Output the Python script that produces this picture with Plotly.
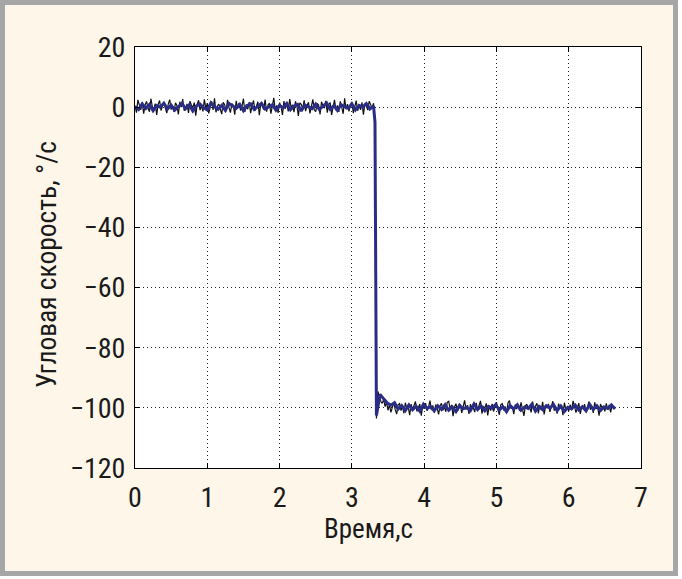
import numpy as np
import plotly.graph_objects as go

# ---- data ----
# raw signal, sampled every 0.02 s
raw_before = [
    0.5, -1.8, 2.4, 0.2, -0.9, 1.6, -2.2, 0.8, 1.9, -0.4,
    -1.5, 2.8, 0.1, -0.7, 1.2, -2.6, 0.9, 2.2, -1.1, 0.4,
    1.7, -0.3, -2.0, 1.0, 2.5, -0.8, 0.3, -1.6, 1.4, 0.6,
    -2.4, 1.8, 0.0, 2.7, -1.2, -0.5, 1.1, -1.9, 2.0, 0.7,
    -0.2, 1.5, -2.8, 0.9, 2.3, -1.0, 0.5, -1.4, 2.6, -0.6,
    1.3, -2.1, 0.2, 1.9, -0.9, 2.9, -1.7, 0.4, 1.0, -0.3,
    -2.3, 1.6, 0.8, -1.3, 2.4, -0.1, -1.8, 1.2, 0.6, -2.5,
    2.1, -0.4, 1.4, -1.1, 0.3, 2.8, -1.6, 0.9, -0.7, 1.7,
    -2.0, 0.5, 2.2, -1.2, 0.1, 1.8, -2.7, 1.1, 0.4, -0.8,
    2.5, -1.5, 0.7, 1.3, -2.2, 0.0, 3.1, -1.0, 0.6, -1.9,
    1.5, 0.2, -2.6, 2.0, -0.5, 1.1, -1.4, 2.7, -0.2, 0.8,
    -1.7, 1.9, 0.3, -2.9, 1.4, 0.9, -0.6, 2.3, -1.3, 0.5,
    1.6, -2.1, 0.1, 2.6, -0.9, -1.5, 1.2, 0.7, -2.4, 1.8,
    0.4, -0.3, 2.1, -1.8, 0.9, 1.5, -2.6, 0.2, 2.4, -1.1,
    0.6, -1.6, 1.9, 0.0, -2.2, 2.9, -0.7, 1.0, -1.4, 0.8,
    1.7, -2.0, 0.3, 2.2, -1.2, 0.5, -0.9, 1.6, -2.5, 1.1,
    0.4, -1.0, 2.0, 0.6, -0.4, 1.3,
]
raw_transition = [-6.0]
raw_after = [
    -103.5, -94.5, -96.2, -97.8, -98.5, -97.2, -99.6, -98.1, -100.8, -98.9,
    -101.5, -99.3, -98.2, -100.6, -102.1, -99.0, -98.6, -100.9, -99.4, -101.8,
    -98.3, -100.2, -99.7, -102.4, -98.8, -100.5, -99.1, -97.9, -101.2, -100.0,
    -98.7, -102.6, -99.5, -100.3, -98.4, -101.0, -99.8, -97.6, -100.7, -99.2,
    -101.6, -98.9, -100.1, -102.2, -99.3, -98.5, -100.8, -99.6, -101.3, -98.2,
    -97.8, -100.4, -99.0, -102.8, -99.7, -98.6, -101.1, -100.2, -98.9, -101.7,
    -99.4, -97.5, -100.6, -99.1, -102.0, -98.8, -100.3, -99.9, -101.4, -98.3,
    -100.7, -99.2, -97.7, -101.9, -99.6, -100.0, -98.5, -102.5, -99.3, -100.9,
    -98.7, -101.2, -99.8, -98.1, -100.5, -102.3, -99.0, -98.6, -100.8, -99.5,
    -101.6, -98.4, -97.6, -100.2, -99.7, -102.1, -98.9, -100.4, -99.1, -101.0,
    -98.2, -100.6, -102.7, -99.4, -98.8, -100.1, -99.9, -101.5, -97.9, -100.3,
    -99.6, -98.5, -101.8, -99.2, -100.7, -98.0, -102.2, -99.5, -100.0, -98.7,
    -101.3, -99.3, -97.8, -100.9, -99.8, -101.9, -98.6, -100.2, -99.0, -102.4,
    -98.3, -100.5, -99.7, -101.1, -98.9, -100.8, -97.7, -99.4, -101.6, -100.1,
    -98.4, -102.0, -99.6, -100.4, -98.8, -101.4, -99.1, -97.9, -100.6, -99.5,
    -101.7, -98.2, -100.3, -99.8, -102.6, -98.7, -100.0, -99.3, -101.2, -98.5,
    -100.7, -99.0, -101.5, -98.9, -100.2, -99.6,
]
raw_dt = 0.02

# filtered signal, sampled every 0.05 s
filt_before = [
    0.3, -0.8, 1.1, -0.4, 0.9, -1.2, 0.5, 0.0, 1.3, -0.6,
    0.7, -1.0, 0.2, 1.2, -0.5, 0.8, -1.3, 0.4, 1.0, -0.2,
    -0.9, 1.4, 0.1, -0.7, 0.6, -1.1, 1.2, 0.3, -0.4, 0.9,
    -1.2, 0.5, 1.1, -0.8, 0.2, 1.3, -0.6, 0.0, 0.8, -1.0,
    0.6, -0.3, 1.2, -0.9, 0.4, 0.9, -1.3, 0.7, 0.1, -0.5,
    1.0, -0.8, 0.3, 1.4, -0.7, 0.5, -1.1, 0.8, 0.2, -0.4,
    1.1, -0.9, 0.6, 0.0, 1.2, -0.6, 0.4,
]
filt_transition = [-5.0]
filt_after = [
    -102.5, -95.5, -97.0, -98.4, -99.1, -98.3, -100.4, -99.2, -100.9, -99.0,
    -100.6, -99.5, -101.1, -98.8, -100.2, -99.6, -101.0, -99.3, -100.5, -98.9,
    -100.8, -99.7, -101.2, -99.1, -100.3, -99.8, -100.9, -98.7, -100.6, -99.4,
    -101.0, -99.5, -100.1, -98.9, -100.7, -99.6, -101.3, -99.2, -100.4, -99.0,
    -100.8, -99.7, -100.2, -98.8, -101.1, -99.5, -100.6, -99.3, -100.0, -98.9,
    -100.9, -99.4, -101.2, -99.8, -100.3, -99.1, -100.7, -99.6, -101.0, -98.8,
    -100.5, -99.3, -100.9, -99.7, -100.2, -99.0, -100.4,
]
filt_dt = 0.05

step_time = 3.32
x_ticks = [0, 1, 2, 3, 4, 5, 6, 7]
y_ticks = [-120, -100, -80, -60, -40, -20, 0, 20]
x_title = "Время,с"
y_title = "Угловая скорость, °/с"

# ---- time bases ----
t_raw = np.concatenate([
    np.arange(len(raw_before)) * raw_dt,
    [step_time],
    step_time + raw_dt + np.arange(len(raw_after)) * raw_dt,
])
y_raw = raw_before + raw_transition + raw_after

t_filt = np.concatenate([
    np.arange(len(filt_before)) * filt_dt,
    [step_time],
    step_time + raw_dt + np.arange(len(filt_after)) * filt_dt,
])
y_filt = filt_before + filt_transition + filt_after

FONT = "Liberation Sans Narrow, Arial Narrow, Roboto Condensed, Liberation Sans, sans-serif"
TXT = "#1a1a1a"

fig = go.Figure()
fig.add_trace(go.Scatter(x=t_raw, y=y_raw, mode="lines",
                         line=dict(color="#111111", width=1.2), showlegend=False))
fig.add_trace(go.Scatter(x=t_filt, y=y_filt, mode="lines",
                         line=dict(color="#2a2d88", width=3), showlegend=False))

L, R, T, B = 135, 41, 47, 111
W, H = 682, 579
pw, ph = W - L - R, H - T - B

def px_x(p):
    return (p - L) / pw

def px_y(p):
    return (H - B - p) / ph

fig.add_shape(type="rect", xref="paper", yref="paper",
              x0=px_x(2.5), x1=px_x(675.5), y0=px_y(573.5), y1=px_y(2.5),
              fillcolor="#fdf6e9", line=dict(color="#a6a6a6", width=5), layer="below")
fig.add_shape(type="rect", xref="paper", yref="paper",
              x0=0, x1=1, y0=0, y1=1,
              fillcolor="white", line=dict(width=0), layer="below")

axis_common = dict(
    showline=True, linecolor="black", linewidth=1, mirror="ticks",
    ticks="inside", ticklen=5, tickcolor="black",
    showgrid=True, gridcolor="#222222", gridwidth=1, griddash="1px,3px",
    zeroline=False,
    tickfont=dict(family=FONT, size=28, color=TXT),
)

fig.update_xaxes(range=[0, 7], tickvals=x_ticks, ticklabelstandoff=4, **axis_common)
fig.update_yaxes(range=[-120, 20], tickvals=y_ticks, ticklabelstandoff=3, **axis_common)

fig.add_annotation(text=x_title, xref="paper", yref="paper",
                   x=px_x(368), y=px_y(529), xanchor="center", yanchor="middle",
                   showarrow=False, font=dict(family=FONT, size=27, color=TXT))
fig.add_annotation(text=y_title, xref="paper", yref="paper",
                   x=px_x(46), y=px_y(265), xanchor="center", yanchor="middle",
                   textangle=-90, showarrow=False,
                   font=dict(family=FONT, size=27.5, color=TXT))

fig.update_layout(
    width=W, height=H,
    margin=dict(l=L, r=R, t=T, b=B),
    paper_bgcolor="white", plot_bgcolor="white",
    showlegend=False,
)

fig.write_html("out.html", config={"displayModeBar": False},
               post_script="document.body.style.margin='0';")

★ ★ ★ ★

Your task is to restate word for word the lines from the top of the data to the line containing "import plotly.graph_objects as go", both ends included, with every picture left out.

#### WRITTEN REPLY
Output the Python script that produces this picture with Plotly.
import numpy as np
import plotly.graph_objects as go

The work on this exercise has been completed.